Top Down, Bottom Up Culture

Really understanding who owns the turnaround is a key success factor and one the experts said they have seen this done wrong in the industry too many times.

“A successful turnaround is owned by the site and the site takes leadership an all the key aspects of it,” Engli said. “When you have that discipline starting with the management down to workers on the case, it clearly impacts the success of the site.”

Many times, instead, a turnaround group is expected to organize, lead, and control the event; but their direct ownership is only to show up when the unit is shut down, Engli said.

“In a long turnaround, you have the ability for everyone to deliver their part as you prepare for the event at the right time,” Engli said. “You can jointly hold everyone accountable in the delivery, quality and success – and make difficult decisions at the right time instead of just sort of pass the buck.”

In order to have that type of culture, a facility’s team must define some key issues including who has responsibility for various tasks as well as decision making responsibilities. 

Too often, instead the events play out as the operations folks vs the turnaround folks and it is a constant battle against the budgets, tasks and schedules.

“It really comes down to defining the situation. What does the site want, need, and what are the risks?” Engli said.

Operations will focus primarily on justifying costs and tasks, while the turnaround group is looking at how to execute the tasks in the best possible means considering cost and impact to the site.

“When you look at it this way, the maintenance people are not there to fix equipment. They are there to make the unit available for the operators to run,” Engli said.

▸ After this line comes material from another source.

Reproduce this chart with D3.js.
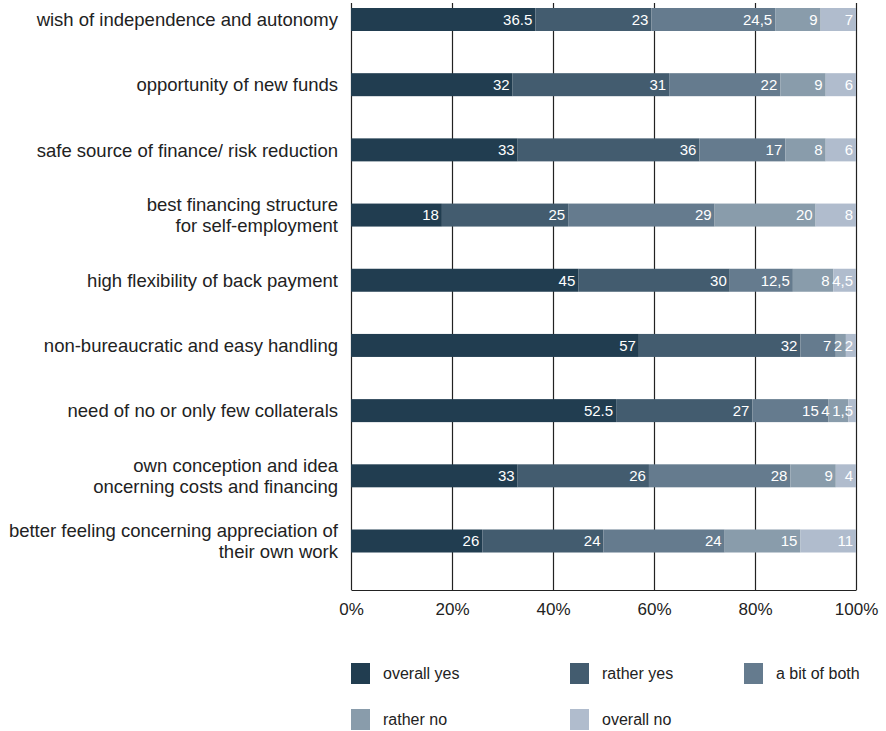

Building the relationships and team culture will help facilitate smooth turnarounds. A dynamic culture of openness and honesty, alongside good communication is needed, Sutherland advises teams to focus on soft coaching to get their teams to this point.

“Turnarounds are large, stressful events, and you must have that culture and commitment for excellence and improvement,” Sutherland said. “This has to start with leadership and management and make its way down to the subs and vendors.”

“Everyone has to be open and honest," he added. "We are here to execute a turnaround and get operations back safely and quickly,” Sutherland said. “In order to do that you have to have good communication skills - teams who will listen and be able to hear what the problems are as they come at you."

Optimize Planning

Front-end planning must have clear definitions. Teams should define the reason for the turnaround, the driving force for the event, implications, run length between outages, capital changes - and then make sure the entire team understands each of these factors, Engli said.

“At that point, it is really defining the event and defining a milestone plan to get you there and then be disciplined in following that,” Engli said. “Milestone plans are not necessarily achievements of target dates. It is making sure that those deliverables are in place are at the right times.”

Events must happen at the right times; everyone must know their role and plan for a successful integration, he added.

A team should also take note of and understand its strengths and the site capabilities before going into the outage, Engli said.

If a facility traditionally executes 5,000 hours a day and that is the history of the site, and then they go in and try to execute at 10,000 hours to meet unrealistic goals, they may not have the bench strength or site capability to make this happen.

Capability of the site could be anything from logistics and moving contractors, parking, housing, how many permits that can be issued issue in one day, how many inspections can be done, and what the contractors and the workforce can truly execute.

Optimize People

“The bigger the project, the more that you have to get ready for it and the more you can pre-plan and get everything on paper and get the right people involved,” Sutherland said. "Along with that, comes the importance of ownership. You need to have a single manager with a fully integrated team and then you really follow the 80/20 rule around the highest impacts.”

It is important to recognize the actual performers, Sutherland said.

“We actually need to be monitoring and giving credit for aid. We need to be looking at what is and is not working,” Sutherland said.

Sutherland also advises groups to build in a cushion and have contingencies in place.

“Priorities may change based on discovery work. You might have to do some repairs, or you might have to modify a vessel. Be ready for that even when looking at staffing,” Sutherland said.

Interview sub contractors and vendors and teams in-depth and bring in the A-teams, he said.

Another critical success factor depending on location and timing could be a craft worker shortage.

“You always have to make sure that when you time these turnarounds, you will have the availability of resources to execute this and if not, what is the plant to handle that?” Sutherland said.

80% of construction firms say they are having a hard time filling hourly and craft positions – which represent the bulk of the industry’s workforce, according to a survey by the Associated General Contractors of America (AGC) and Autodesk.

“Workforce shortages remain one of the single most significant threats to the construction industry,” Stephen E. Sandherr, AGC’s CEO, said in a statement.

Optimize Scope

Clearly defining the purpose of the event is mentioned again as a key factor in successful turnaround management, especially as the scope is developed. Crystal clear cut off dates and criteria will prevent scope creep.

Scope creep (also called requirement creep, or kitchen sink syndrome) refers to changes, continuous or uncontrolled growth in a project ’s scope, at any point after the project begins. This can occur when the scope of a project is not properly defined, documented, or controlled. It is generally considered harmful.

“The most important factor in scope management is truly understanding the basis of why you are shutting down the unit, what your run length has been for, what the reliability is that you are trying to run and what most important things need to be done during the outage,” Engli said.

There are many philosophies out there but if teams don’t define what they are going to include and instead do tasks on the run and are willing to accept doing it on the run, that will impact production.

“What is surprising in many places is you have the capability to do a task on the run, and everybody is just throwing in extra work because they don’t see any other capability of doing it,” Engli said. “Groups must set those criteria and then really understand what the risk is of not doing that scope and the cost and impacts rather they be legal, safety or otherwise.”

Engli advises turnaround teams to set up a hurdle process that clearly defines how a team will handle adding additional scope, what  work processes and what those hurdles have to be to add the work.

"Many times we don’t assess the benefit of another small item, but there is a cumulative effect of adding items," Engli said. "And then we need to provide leaders the soak time to absorb the scope, understand truly how to plan and execute for it, and complete all those items that are needed for successful development."